▶ **Exercise brief**
Skipping all pictures, set down the lines of the listing from the first through the one with "const titleText = '本场技术统计';".
# Dataset entries start
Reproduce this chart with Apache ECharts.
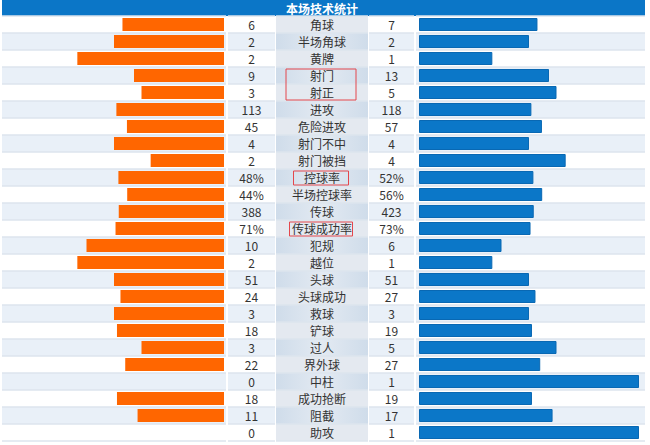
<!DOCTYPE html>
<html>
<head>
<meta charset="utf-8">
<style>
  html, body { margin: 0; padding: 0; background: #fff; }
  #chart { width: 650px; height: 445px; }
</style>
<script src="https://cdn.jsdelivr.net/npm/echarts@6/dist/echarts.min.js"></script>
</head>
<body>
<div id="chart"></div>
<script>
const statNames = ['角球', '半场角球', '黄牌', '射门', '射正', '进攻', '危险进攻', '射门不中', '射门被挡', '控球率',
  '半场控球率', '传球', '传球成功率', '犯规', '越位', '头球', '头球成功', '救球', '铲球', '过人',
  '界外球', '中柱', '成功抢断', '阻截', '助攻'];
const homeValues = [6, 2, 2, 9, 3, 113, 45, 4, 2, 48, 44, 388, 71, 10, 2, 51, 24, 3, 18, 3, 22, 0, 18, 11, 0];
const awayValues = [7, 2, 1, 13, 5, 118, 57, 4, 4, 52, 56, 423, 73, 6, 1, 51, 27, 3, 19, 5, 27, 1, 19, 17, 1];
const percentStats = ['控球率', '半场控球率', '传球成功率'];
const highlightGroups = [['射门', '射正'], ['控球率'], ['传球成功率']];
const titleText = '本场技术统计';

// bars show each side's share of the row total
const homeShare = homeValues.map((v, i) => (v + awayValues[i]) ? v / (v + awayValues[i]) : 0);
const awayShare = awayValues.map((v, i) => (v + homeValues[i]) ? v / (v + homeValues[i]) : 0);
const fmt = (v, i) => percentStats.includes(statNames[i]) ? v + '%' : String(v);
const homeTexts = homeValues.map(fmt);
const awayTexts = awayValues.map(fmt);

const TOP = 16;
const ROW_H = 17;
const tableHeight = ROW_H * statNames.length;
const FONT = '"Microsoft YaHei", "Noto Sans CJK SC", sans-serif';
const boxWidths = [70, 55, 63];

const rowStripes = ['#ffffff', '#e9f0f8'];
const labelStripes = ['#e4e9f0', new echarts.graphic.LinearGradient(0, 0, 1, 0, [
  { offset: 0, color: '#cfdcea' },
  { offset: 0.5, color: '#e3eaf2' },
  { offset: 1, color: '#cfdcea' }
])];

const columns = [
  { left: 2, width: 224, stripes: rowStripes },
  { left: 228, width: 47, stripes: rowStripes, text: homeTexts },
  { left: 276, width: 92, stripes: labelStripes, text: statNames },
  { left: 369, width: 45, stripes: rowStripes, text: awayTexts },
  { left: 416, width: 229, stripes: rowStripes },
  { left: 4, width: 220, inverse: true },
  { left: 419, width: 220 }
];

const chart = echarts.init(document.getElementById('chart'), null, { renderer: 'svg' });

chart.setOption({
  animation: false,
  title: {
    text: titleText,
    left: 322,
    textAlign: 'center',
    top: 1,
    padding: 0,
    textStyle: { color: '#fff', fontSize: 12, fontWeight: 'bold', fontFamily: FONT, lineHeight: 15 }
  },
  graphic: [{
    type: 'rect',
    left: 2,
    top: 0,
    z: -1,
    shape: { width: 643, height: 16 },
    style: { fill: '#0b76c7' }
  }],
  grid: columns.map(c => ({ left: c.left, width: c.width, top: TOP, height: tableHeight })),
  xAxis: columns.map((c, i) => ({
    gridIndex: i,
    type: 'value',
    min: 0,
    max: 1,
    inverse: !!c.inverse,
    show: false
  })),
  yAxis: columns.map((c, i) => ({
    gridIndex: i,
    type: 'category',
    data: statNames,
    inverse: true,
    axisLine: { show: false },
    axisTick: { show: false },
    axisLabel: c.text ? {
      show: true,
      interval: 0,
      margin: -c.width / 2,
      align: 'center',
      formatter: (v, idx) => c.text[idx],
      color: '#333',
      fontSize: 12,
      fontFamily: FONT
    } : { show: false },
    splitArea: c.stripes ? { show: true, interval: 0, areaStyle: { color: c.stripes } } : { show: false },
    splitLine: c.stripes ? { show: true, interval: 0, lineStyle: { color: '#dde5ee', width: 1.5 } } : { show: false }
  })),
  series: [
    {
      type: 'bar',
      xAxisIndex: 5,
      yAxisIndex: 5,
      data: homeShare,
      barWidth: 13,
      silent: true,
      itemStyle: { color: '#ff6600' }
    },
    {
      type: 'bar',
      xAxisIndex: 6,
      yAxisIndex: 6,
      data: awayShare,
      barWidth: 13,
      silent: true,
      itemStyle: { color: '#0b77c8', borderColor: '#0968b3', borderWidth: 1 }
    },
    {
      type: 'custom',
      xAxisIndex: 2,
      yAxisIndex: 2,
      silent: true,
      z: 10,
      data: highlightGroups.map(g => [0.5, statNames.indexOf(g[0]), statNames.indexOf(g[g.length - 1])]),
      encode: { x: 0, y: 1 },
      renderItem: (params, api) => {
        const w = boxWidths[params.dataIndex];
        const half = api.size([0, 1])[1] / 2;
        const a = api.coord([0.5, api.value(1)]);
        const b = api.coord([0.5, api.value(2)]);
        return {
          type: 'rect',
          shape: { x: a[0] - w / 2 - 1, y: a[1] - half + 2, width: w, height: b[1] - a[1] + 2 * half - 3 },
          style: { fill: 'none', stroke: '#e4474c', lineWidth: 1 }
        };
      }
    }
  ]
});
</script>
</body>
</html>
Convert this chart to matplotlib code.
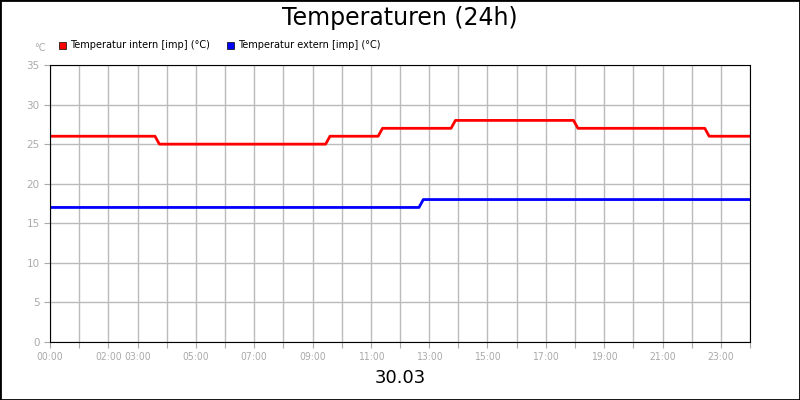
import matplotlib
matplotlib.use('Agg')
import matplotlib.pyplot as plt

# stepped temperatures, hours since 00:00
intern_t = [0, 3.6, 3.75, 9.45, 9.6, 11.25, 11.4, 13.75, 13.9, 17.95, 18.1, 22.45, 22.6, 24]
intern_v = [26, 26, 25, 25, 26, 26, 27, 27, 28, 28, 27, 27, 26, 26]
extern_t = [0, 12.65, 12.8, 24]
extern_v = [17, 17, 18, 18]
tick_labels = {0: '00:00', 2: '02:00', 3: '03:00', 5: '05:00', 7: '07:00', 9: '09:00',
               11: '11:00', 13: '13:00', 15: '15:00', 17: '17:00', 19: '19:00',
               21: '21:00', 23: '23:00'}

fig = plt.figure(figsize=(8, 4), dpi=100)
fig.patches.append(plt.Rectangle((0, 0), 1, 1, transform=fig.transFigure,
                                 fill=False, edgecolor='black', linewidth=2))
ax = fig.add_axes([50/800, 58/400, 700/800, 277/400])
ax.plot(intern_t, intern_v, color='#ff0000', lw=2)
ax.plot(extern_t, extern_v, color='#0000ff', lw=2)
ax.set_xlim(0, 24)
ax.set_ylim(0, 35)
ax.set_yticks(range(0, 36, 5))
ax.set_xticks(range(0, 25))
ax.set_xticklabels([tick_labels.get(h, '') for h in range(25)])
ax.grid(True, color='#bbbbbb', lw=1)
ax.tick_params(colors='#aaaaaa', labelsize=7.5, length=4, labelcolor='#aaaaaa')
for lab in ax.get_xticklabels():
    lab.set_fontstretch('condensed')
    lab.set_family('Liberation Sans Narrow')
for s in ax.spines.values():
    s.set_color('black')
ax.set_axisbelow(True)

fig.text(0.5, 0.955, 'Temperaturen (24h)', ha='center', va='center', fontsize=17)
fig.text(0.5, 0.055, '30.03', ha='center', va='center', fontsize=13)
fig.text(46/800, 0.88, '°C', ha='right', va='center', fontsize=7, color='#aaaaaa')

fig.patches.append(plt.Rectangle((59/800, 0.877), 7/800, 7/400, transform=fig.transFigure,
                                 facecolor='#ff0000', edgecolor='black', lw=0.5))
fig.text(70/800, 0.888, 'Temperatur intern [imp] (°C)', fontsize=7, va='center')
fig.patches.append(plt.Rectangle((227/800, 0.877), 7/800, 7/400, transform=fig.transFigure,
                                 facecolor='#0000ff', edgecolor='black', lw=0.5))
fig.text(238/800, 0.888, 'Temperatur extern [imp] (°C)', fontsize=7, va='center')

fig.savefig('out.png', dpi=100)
# Dataset entries end
▶ **Solution to the problem**
Reproduce this chart with Apache ECharts.
<!DOCTYPE html>
<html>
<head>
<meta charset="utf-8">
<style>
  html, body { margin: 0; padding: 0; background: #fff; }
  #chart { width: 650px; height: 445px; }
</style>
<script src="https://cdn.jsdelivr.net/npm/echarts@6/dist/echarts.min.js"></script>
</head>
<body>
<div id="chart"></div>
<script>
const statNames = ['角球', '半场角球', '黄牌', '射门', '射正', '进攻', '危险进攻', '射门不中', '射门被挡', '控球率',
  '半场控球率', '传球', '传球成功率', '犯规', '越位', '头球', '头球成功', '救球', '铲球', '过人',
  '界外球', '中柱', '成功抢断', '阻截', '助攻'];
const homeValues = [6, 2, 2, 9, 3, 113, 45, 4, 2, 48, 44, 388, 71, 10, 2, 51, 24, 3, 18, 3, 22, 0, 18, 11, 0];
const awayValues = [7, 2, 1, 13, 5, 118, 57, 4, 4, 52, 56, 423, 73, 6, 1, 51, 27, 3, 19, 5, 27, 1, 19, 17, 1];
const percentStats = ['控球率', '半场控球率', '传球成功率'];
const highlightGroups = [['射门', '射正'], ['控球率'], ['传球成功率']];
const titleText = '本场技术统计';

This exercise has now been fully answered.